There are enough people in the world who want to belittle our beloved medium, without us helping them along. We complain about all the bad press aimed at movies like Suicide Squad or initiatives like Marvel Now and Rebirth, without realizing that we are the ones actually perpetuating it. We bitch that after Suicide Squad there will be an influx of Harley Quinn cosplayers now who aren’t really interested in the character or the comics. What we don’t realize is that they are the bread and butter of our fan industry. Check out the next available Comic-Con near you. See how they’ve gotten bigger and bigger over the years? It’s because of the Harley cosplayers and their ilk. Who gives a crap they don’t know what episode of Batman: TAS she first appeared in. They’re supporting the industry by buying their tickets and getting the character out there.

I know many lament the good ol’ days where there were about 500 people at a Con and every single one of them knew what issue Quisp first appeared in (it was Aquaman #1 – The Invasion Of The Fire Trolls! by the way). But times change and without growth, industries die.

Currently, the industry is enjoying some of the biggest public saturation it has ever enjoyed. Sure, comics don’t sell as much as they did, but the industry itself has been fortified in other media, from animated features, series, computer games, web-comics and, of course, feature films. The greater populace know who the Guardians Of The Galaxy are! Guardians of the freaking galaxy, people! That is a minor miracle in itself. One of my all time favorite series is the original Rocket Racoon mini by Bill Mantlo and Mike Mignola and if you’d have told me then that there would be action figures of him available in my local supermarket one day, I’d have punched you in the throat and called you a liar.

Rocket Raccoon

We have a seemingly endless slate of quality comic movies coming up and even though that quality may vary and won’t cater to all tastes, this is something to be excited about. If, like me, you lived through the dark days of Shaq’s Steel, Hasslehoff’s Nick Fury and Heather Locklear’s Swamp Thing then you know that it is not a given that so much money and talent be thrown at such endeavors. Okay, so maybe you thought Suicide Squad sucked, but don’t sweat it, there’s another comic book movie just around the corner. Yet when we run these films down so publicly, so viciously and without thought beyond our own precious opinions, we sour the deal, man! If you care about the medium, check out every film you can which has spawned from it. It all still supports the humble comic book. Yes, I know it actually lines the pockets of inconceivably huge corporations, but they, in turn run the comic companies who pump out the comics we loved in the first place.

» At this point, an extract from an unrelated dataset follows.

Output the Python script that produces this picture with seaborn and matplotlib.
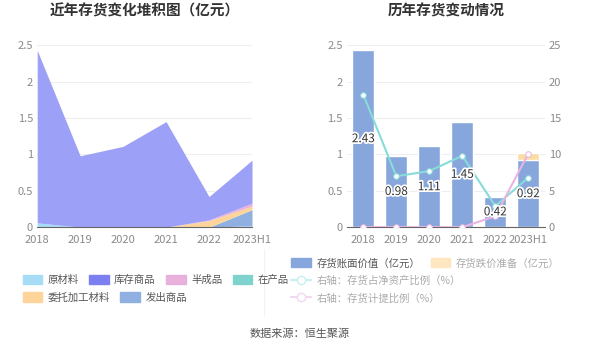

If, like me, you lived through the glory days of Rob Liefeld, when the entire comic book universe was ‘Image-ized” and good art and inspired storytelling was replaced with vapid, generic posing and plots devised by a ten-year-old on a Red Bull bender, then you know that things aren’t really that bad at the moment.

Sure, it gets draining when you’re facing event after event, when the whole comic book ground beneath your feet keeps being shifted by comic book companies. But you know what? It will change back. It always does. The good ideas will stick and the bad ones will fall by the wayside. Don’t stop believing. Don’t stop buying, because Rebirth has been really cool and for someone out there, Riri Williams as Ironheart might just be as important as the introduction of the Silver Age Flash.

flash

Yeah. Deal with that.

For myself, this has been a golden age, where the thrill of new comic book experiences is matched by the uncertainty of change. Yet, change is good. The Silver Age would never have happened without it. The Dark Knight Returns would never have happened without it. Watchmen. Maus. 2000AD. Famous Funnies. Spider-Man. Metal Hurlant. Robert Crumb. Perhaps even Riri Williams might join the list one day. If not she’ll be relegated to some z-grade team and die during the next ‘event’ to fake some type of emotional resonance. Don’t worry about it.

Just enjoy the ride, because you know it’s not going to last.

Comics have always ebbed and flowed on the tide of popular culture. They have their moment then they recede. For a while. Then they find a new way into the minds of people. They are eternal. They are things of joy and wonder and excitement and reach far deeper than most would realize.

Revel in them, their past, their present and their future. The crowd will move on and they will return, only to leave again.

Comics and you will still be here, where it matters.

In the heart of imagination. Within the greatest medium there is.